皐月賞2018 予想
人気になりそうな面々が内と外に分かれ、真ん中らへんの枠に先行しそうな馬と、共同通信杯を制したオウケンムーンが入るという枠順は、登録馬で唯一回避のダノンプレミアムがいようといまいと、鞍上にある程度の工夫が求められる条件となりそうだ。
ただ、信ずる者は救われると行きたい、実質、弥生賞の内容だけでも世代2番手評価が妥当なように思えるワグネリアンを、筆者不本意も、流れが遅いという想定はしなくてもよさそうなので、ここでは力一枚上の評価で本命に推したい。
あの弥生賞は、どんなに力があっても、父ディープクラスの馬ではない限り、展開上2着になる理由はないレースだったと思う。
それを重視し、もっと走りやすい流れになれば、余程揉まれない限り、最後は抜け出してしまうと考える。
今までで一番、能力の高さを示したレースだった。
その末脚。
世代屈指にして、ディープインパクトほどの豪快さはなくても、徹底後方待機型の祖母・ブロードアピール譲りのところが多分にある。
おばあちゃんのようだ…、などと評した筆者は、久しく見ていなかったそのブロードアピールの走りと馬体を再確認したのだが、体の大きさではワグネリアンより10kgも多くないほどなのに、前脚の付け根につく逞しい筋肉が、いかにも短距離型と思わせるフォルムと見せつつ、決してマッチョではない全体像は、自身が示した芝での適性も大いに感じさせる、柔軟なレースを可能にする馬体と映った。
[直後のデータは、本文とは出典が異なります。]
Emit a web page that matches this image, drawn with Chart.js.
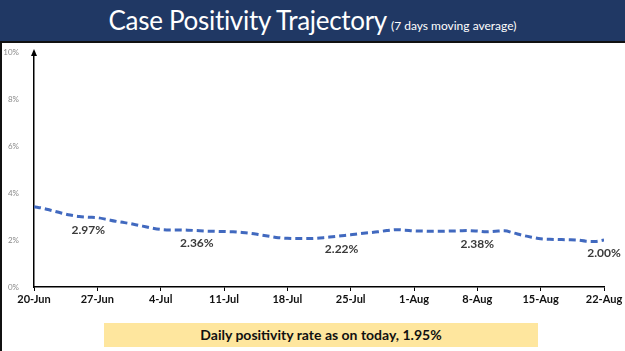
<!DOCTYPE html>
<html>
<head>
<meta charset="utf-8">
<script src="https://cdn.jsdelivr.net/npm/chart.js@4.4.0/dist/chart.umd.min.js"></script>
<style>
  html, body { margin: 0; padding: 0; background: #fff; }
  #wrap { position: relative; width: 625px; height: 351px; overflow: hidden; }
  #chart { position: absolute; left: 0; top: 0; }
  .title-bar {
    position: absolute; left: 0; top: 0; width: 625px; height: 41px;
    background: #203864; border-bottom: 2px solid #111;
    color: #fff; font-family: Lato, sans-serif; text-align: center;
    line-height: 41px; white-space: nowrap;
  }
  .title-bar .main { font-size: 26px; letter-spacing: -0.3px; }
  .title-bar .sub { font-size: 12px; margin-left: 4px; }
  .left-edge { position: absolute; left: 0; top: 43px; width: 2px; height: 308px; background: #111; }
  .note {
    position: absolute; left: 104px; top: 323px; width: 434px; height: 24px;
    background: #fee69e; color: #111; font-family: Lato, sans-serif;
    font-weight: bold; font-size: 14px; line-height: 24px; text-align: center;
  }
</style>
</head>
<body>
<div id="wrap">
  <canvas id="chart" width="625" height="351"></canvas>
  <div class="title-bar"><span class="main">Case Positivity Trajectory</span><span class="sub">(7 days moving average)</span></div>
  <div class="left-edge"></div>
  <div class="note">Daily positivity rate as on today, 1.95%</div>
</div>
<script>
// ---------------------------------------------------------------
// Dữ liệu: tỷ lệ dương tính trung bình 7 ngày, 20-Jun -> 22-Aug
// ---------------------------------------------------------------
const weekLabels = ['20-Jun', '27-Jun', '4-Jul', '11-Jul', '18-Jul', '25-Jul', '1-Aug', '8-Aug', '15-Aug', '22-Aug'];

const positivity = [
  3.42, 3.35, 3.25, 3.15, 3.06, 3.00, 2.97,   // 20-Jun .. 26-Jun
  2.95, 2.88, 2.80, 2.74, 2.67, 2.59, 2.51,   // 27-Jun .. 3-Jul
  2.45, 2.43, 2.43, 2.42, 2.40, 2.38, 2.37,   // 4-Jul .. 10-Jul
  2.36, 2.35, 2.32, 2.28, 2.22, 2.16, 2.10,   // 11-Jul .. 17-Jul
  2.07, 2.06, 2.06, 2.07, 2.10, 2.14, 2.18,   // 18-Jul .. 24-Jul
  2.22, 2.27, 2.31, 2.35, 2.40, 2.44, 2.42,   // 25-Jul .. 31-Jul
  2.39, 2.38, 2.37, 2.37, 2.38, 2.39, 2.40,   // 1-Aug .. 7-Aug
  2.38, 2.35, 2.37, 2.39, 2.30, 2.20, 2.12,   // 8-Aug .. 14-Aug
  2.05, 2.03, 2.02, 2.01, 2.00, 1.95, 1.94,   // 15-Aug .. 21-Aug
  2.00                                        // 22-Aug
];

// nhãn giá trị hiển thị trên đường
const labelDays = [6, 18, 34, 49, 63];
const labelTexts = ['2.97%', '2.36%', '2.22%', '2.38%', '2.00%'];

const yTicks = [0, 2, 4, 6, 8, 10];

// plugin: mũi tên trục Y + nhãn giá trị
const extrasPlugin = {
  id: 'extras',
  afterDatasetsDraw(chart) {
    const { ctx, scales: { x, y } } = chart;
    ctx.save();
    // mũi tên đầu trục Y
    const ax = x.getPixelForValue(0);
    const ay = y.getPixelForValue(10);
    ctx.fillStyle = '#000';
    ctx.beginPath();
    ctx.moveTo(ax, ay - 3);
    ctx.lineTo(ax - 3, ay + 4);
    ctx.lineTo(ax + 3, ay + 4);
    ctx.closePath();
    ctx.fill();
    // nhãn giá trị
    ctx.font = 'bold 12px Lato, sans-serif';
    ctx.fillStyle = '#3a3a3a';
    ctx.textAlign = 'center';
    ctx.textBaseline = 'middle';
    labelDays.forEach((d, i) => {
      const px = x.getPixelForValue(d);
      const py = y.getPixelForValue(positivity[d]) + 13;
      ctx.fillText(labelTexts[i], px, py);
    });
    ctx.restore();
  }
};

new Chart(document.getElementById('chart').getContext('2d'), {
  type: 'line',
  data: {
    datasets: [{
      data: positivity.map((v, i) => ({ x: i, y: v })),
      borderColor: '#4169bf',
      borderWidth: 3,
      borderDash: [7, 4],
      pointRadius: 0,
      tension: 0.4,
      cubicInterpolationMode: 'monotone',
      fill: false
    }]
  },
  options: {
    responsive: false,
    animation: false,
    layout: { padding: { top: 52, right: 21, bottom: 34, left: 0 } },
    plugins: { legend: { display: false }, tooltip: { enabled: false } },
    scales: {
      x: {
        type: 'linear',
        min: 0,
        max: positivity.length - 1,
        afterBuildTicks: (scale) => { scale.ticks = weekLabels.map((_, i) => ({ value: i * 7 })); },
        afterFit: (scale) => { scale.height = 30; },
        grid: { drawOnChartArea: false, drawTicks: true, tickLength: 4, color: '#000' },
        border: { display: true, color: '#000', width: 1.5 },
        ticks: {
          autoSkip: false,
          maxRotation: 0,
          padding: 2,
          color: '#111',
          font: { family: 'Lato, sans-serif', size: 11, weight: 'bold' },
          callback: (v) => weekLabels[v / 7]
        }
      },
      y: {
        min: 0,
        max: 10,
        afterBuildTicks: (scale) => { scale.ticks = yTicks.map(v => ({ value: v })); },
        afterFit: (scale) => { scale.width = 34; },
        grid: { display: false },
        border: { display: true, color: '#000', width: 1.5 },
        ticks: {
          padding: 7,
          color: '#8a8a8a',
          font: { family: 'Lato, sans-serif', size: 8 },
          callback: (v) => v + '%'
        }
      }
    }
  },
  plugins: [extrasPlugin]
});
</script>
</body>
</html>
加えて、決して体のつくりではそっくりとはいかない孫との関係性に関しても、奇しくも同じ中山、片や、大レースのスプリンターズSで唯一差し馬勢で上位に突っ込んできた時の走りは、歯痒く先頭までは届かないまでも、2着争いでは互角以上、孫に関しては粘る好位組を交わし切っている点で、よりフォルムがディープ化した馬体の印象同様、ワグネリアンの芝適性とポテンシャル高さを、祖母のレースからも十分に感じ取れた。
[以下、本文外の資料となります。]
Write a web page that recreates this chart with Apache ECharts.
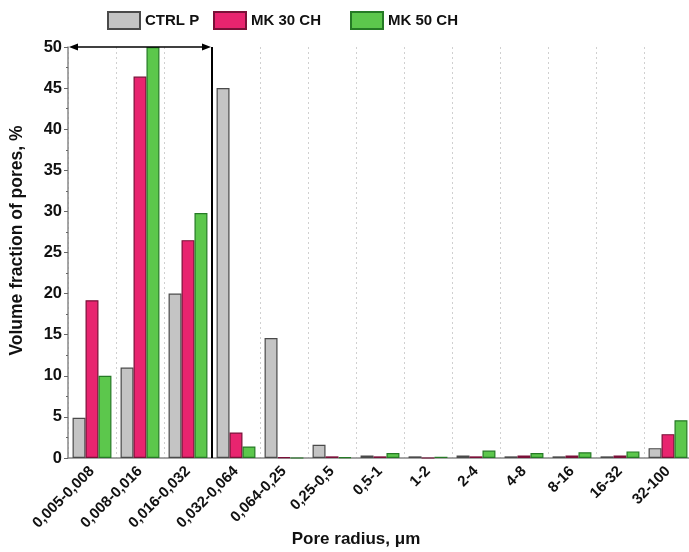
<!DOCTYPE html>
<html>
<head>
<meta charset="utf-8">
<script src="https://cdn.jsdelivr.net/npm/echarts@6/dist/echarts.min.js"></script>
<style>
  html, body { margin: 0; padding: 0; background: #fff; }
  #chart { width: 689px; height: 552px; }
</style>
</head>
<body>
<div id="chart"></div>
<script>
// pore radius classes, um
var categories = ['0,005-0,008', '0,008-0,016', '0,016-0,032', '0,032-0,064', '0,064-0,25', '0,25-0,5', '0,5-1', '1-2', '2-4', '4-8', '8-16', '16-32', '32-100'];
// volume fraction of pores, %
var ctrlP = [4.9, 11.0, 20.0, 45.0, 14.6, 1.6, 0.3, 0.2, 0.3, 0.2, 0.2, 0.2, 1.2];
var mk30 = [19.2, 46.4, 26.5, 3.1, 0.1, 0.2, 0.2, 0, 0.2, 0.3, 0.3, 0.3, 2.9];
var mk50 = [10.0, 50.0, 29.8, 1.4, 0, 0.1, 0.6, 0.15, 0.9, 0.6, 0.7, 0.8, 4.6];
var yTicks = [0, 50, 5];

var font = "'Liberation Sans', Arial, sans-serif";
var chart = echarts.init(document.getElementById('chart'));

function bar(name, data, color, border) {
    return {
        name: name,
        type: 'bar',
        data: data,
        barGap: '0%',
        barCategoryGap: '19%',
        itemStyle: { color: color, borderColor: border, borderWidth: 1.2 }
    };
}

function legendAt(name, left) {
    return {
        data: [name],
        left: left,
        top: 6,
        itemWidth: 32,
        itemHeight: 17,
        icon: 'rect',
        textStyle: { fontFamily: font, fontWeight: 'bold', fontSize: 15, color: '#111' }
    };
}

chart.setOption({
    animation: false,
    legend: [legendAt('CTRL P', 102), legendAt('MK 30 CH', 208), legendAt('MK 50 CH', 345)],
    grid: { left: 68, top: 47, bottom: 94, width: 624, outerBoundsMode: 'none', containLabel: false },
    xAxis: {
        type: 'category',
        data: categories,
        name: 'Pore radius, \u03bcm',
        nameLocation: 'middle',
        nameGap: 73,
        nameMoveOverlap: false,
        nameTextStyle: { fontFamily: font, fontWeight: 'bold', fontSize: 17, color: '#111', padding: [0, 48, 0, 0] },
        axisLine: { lineStyle: { color: '#888', width: 1.5 } },
        axisTick: { alignWithLabel: true, length: 4, lineStyle: { color: '#666' } },
        axisLabel: { rotate: 45, margin: 11, fontFamily: font, fontWeight: 'bold', fontSize: 15, color: '#111', interval: 0 },
        splitLine: { show: true, lineStyle: { color: '#d0d0d0', type: [2, 3], width: 1 } }
    },
    yAxis: {
        type: 'value',
        min: yTicks[0],
        max: yTicks[1],
        interval: yTicks[2],
        name: 'Volume fraction of pores, %',
        nameLocation: 'middle',
        nameGap: 42,
        nameMoveOverlap: false,
        nameTextStyle: { fontFamily: font, fontWeight: 'bold', fontSize: 17.5, color: '#111', padding: [0, 0, 0, 24] },
        axisLine: { show: true, lineStyle: { color: '#888', width: 1.5 } },
        axisTick: { show: true, length: 4, lineStyle: { color: '#666' } },
        minorTick: { show: true, splitNumber: 2, length: 2, lineStyle: { color: '#666' } },
        axisLabel: { margin: 6, fontFamily: font, fontWeight: 'bold', fontSize: 16.5, color: '#111' },
        splitLine: { show: false }
    },
    series: [
        bar('CTRL P', ctrlP, '#c4c4c4', '#4a4a4a'),
        bar('MK 30 CH', mk30, '#e8246f', '#7a1038'),
        bar('MK 50 CH', mk50, '#5cc74c', '#257a25')
    ]
});

// double arrow over the first three classes + vertical divider, placed from the axes
var c0 = chart.convertToPixel({ xAxisIndex: 0 }, categories[0]);
var c1 = chart.convertToPixel({ xAxisIndex: 0 }, categories[1]);
var c2 = chart.convertToPixel({ xAxisIndex: 0 }, categories[2]);
var c3 = chart.convertToPixel({ xAxisIndex: 0 }, categories[3]);
var half = (c1 - c0) / 2;
var xL = c0 - half;
var xR = (c2 + c3) / 2;
var yTop = chart.convertToPixel({ yAxisIndex: 0 }, yTicks[1]);
var yBot = chart.convertToPixel({ yAxisIndex: 0 }, yTicks[0]);
var ah = 9, aw = 3.5;

chart.setOption({
    graphic: [
        { type: 'line', shape: { x1: xR, y1: yTop, x2: xR, y2: yBot }, style: { stroke: '#000', lineWidth: 2 }, z: 10 },
        { type: 'line', shape: { x1: xL + 4, y1: yTop, x2: xR - 4, y2: yTop }, style: { stroke: '#000', lineWidth: 1.5 }, z: 10 },
        { type: 'polygon', shape: { points: [[xL + 1, yTop], [xL + 1 + ah, yTop - aw], [xL + 1 + ah, yTop + aw]] }, style: { fill: '#000' }, z: 10 },
        { type: 'polygon', shape: { points: [[xR - 1, yTop], [xR - 1 - ah, yTop - aw], [xR - 1 - ah, yTop + aw]] }, style: { fill: '#000' }, z: 10 }
    ]
});
</script>
</body>
</html>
ブロードアピールの父ブロードブラッシュは、サンデーサイレンスと共通の先祖にあたるターントゥの3×3というかなり強烈なクロス持つヒムヤー系の種牡馬だ。
アピールの母はインテント系の馬で、その母父はアメリカの誇りであるセクレタリアト。
サンデーサイレンスの獰猛なまでの気性と本質で共通する、何か北米血統の底力の源泉がそこにもあることで、小さくても気骨な印象のあの末脚が繰り出せるのだろう。
母ミスアンコールは、ブロードブラッシュのクロスがもう二代経ることで、キングカメハメハをつける時に発生した4×4のノーザンダンサークロスと同じ代に、それらがクロスすることなく配置される形。
実質的にはアウトブリードとなる。
それにドイツ牝系のサンデー産駒であるディープインパクトを配せば、当然、血の交錯は少なくなる。クラシック向きの血統馬と評価できる。
妙味はブロードアピールの血統構成か。
父の中に4代目に入るターントゥは、サンデーの祖父にあたるヘイルトゥリーズンが3代母の父に入ることで、4×4×5を形成。
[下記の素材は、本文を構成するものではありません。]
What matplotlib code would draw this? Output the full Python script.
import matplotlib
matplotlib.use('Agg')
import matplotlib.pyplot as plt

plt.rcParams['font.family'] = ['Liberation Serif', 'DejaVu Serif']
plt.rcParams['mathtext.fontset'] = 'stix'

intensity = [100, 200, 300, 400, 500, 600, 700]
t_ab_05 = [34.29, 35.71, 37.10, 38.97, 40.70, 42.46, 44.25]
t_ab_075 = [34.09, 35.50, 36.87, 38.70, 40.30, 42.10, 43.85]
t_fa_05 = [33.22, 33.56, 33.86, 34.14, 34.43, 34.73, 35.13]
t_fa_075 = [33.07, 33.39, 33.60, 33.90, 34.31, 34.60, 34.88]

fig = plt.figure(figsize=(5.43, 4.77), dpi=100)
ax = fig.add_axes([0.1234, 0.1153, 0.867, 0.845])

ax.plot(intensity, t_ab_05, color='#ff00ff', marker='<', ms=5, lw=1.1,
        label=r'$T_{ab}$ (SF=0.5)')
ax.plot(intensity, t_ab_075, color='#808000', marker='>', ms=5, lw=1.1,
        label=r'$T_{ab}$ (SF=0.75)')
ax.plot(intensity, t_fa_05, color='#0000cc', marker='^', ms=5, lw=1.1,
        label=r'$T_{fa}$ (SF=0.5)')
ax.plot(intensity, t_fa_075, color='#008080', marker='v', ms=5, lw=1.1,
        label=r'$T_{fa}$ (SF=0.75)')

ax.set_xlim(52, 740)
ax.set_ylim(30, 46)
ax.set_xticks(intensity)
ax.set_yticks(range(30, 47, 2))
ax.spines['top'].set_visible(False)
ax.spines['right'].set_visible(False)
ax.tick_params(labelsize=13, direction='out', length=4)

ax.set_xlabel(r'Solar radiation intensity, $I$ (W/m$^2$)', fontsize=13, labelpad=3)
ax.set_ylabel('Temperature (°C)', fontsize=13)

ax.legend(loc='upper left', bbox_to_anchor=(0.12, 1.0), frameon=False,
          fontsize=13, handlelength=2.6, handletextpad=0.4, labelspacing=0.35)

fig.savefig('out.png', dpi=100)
プリンスキロの薄いクロスは、濃くなければ、瞬発力をアシストする効果が少しあるとされる。
さらに、昔は多かっただろうヒムヤー系の中のクロスが発生。
アルサブの5×5にどれほどの意味があるかは不明も、当時戦争どこ吹く風の平和なアメリカでプリークネスSを勝っているような馬だから、マイナスはないように思える。
キングカメハメハも今や、ディープがいなくても、ならば私の一族からこんなのはいかがと、過激なキャンペーンで桜花賞を劇勝する才能を孫世代から登場させている。
負けてはいられないディープ。
先行する怪物がいないのであれば、キレが衰えない血脈的差し馬は、世界の潮流である10Fのチャンピオン戦において、気後れする理由など全くない。
雨がどうなるか、風は、内枠と多頭数は…。
本当の底力型は、大舞台でこそ全能力を示せる。
キレるだけの馬と思っていると、きっと痛い目に遭う。そう信じて、福永騎手の気概にも期待を寄せたい。
もしかすると、最後のダービー獲り可能の才能でも不思議ではない。
所謂、ダービー適齢期で一気にモノにするきっかけにしたい。
◎ワグネリアン
○タイムフライヤー
▲ジャンダルム
注ステルヴィオ
△オウケンムーン、エポカドーロ、サンリヴァル
キタノコマンド-ルに関しては、鞍上がアグレッシブすぎる時とのギャップが大きいので、変に強気に出てしまうと脚を失くす近年の傾向も含め、この次の評価に止める。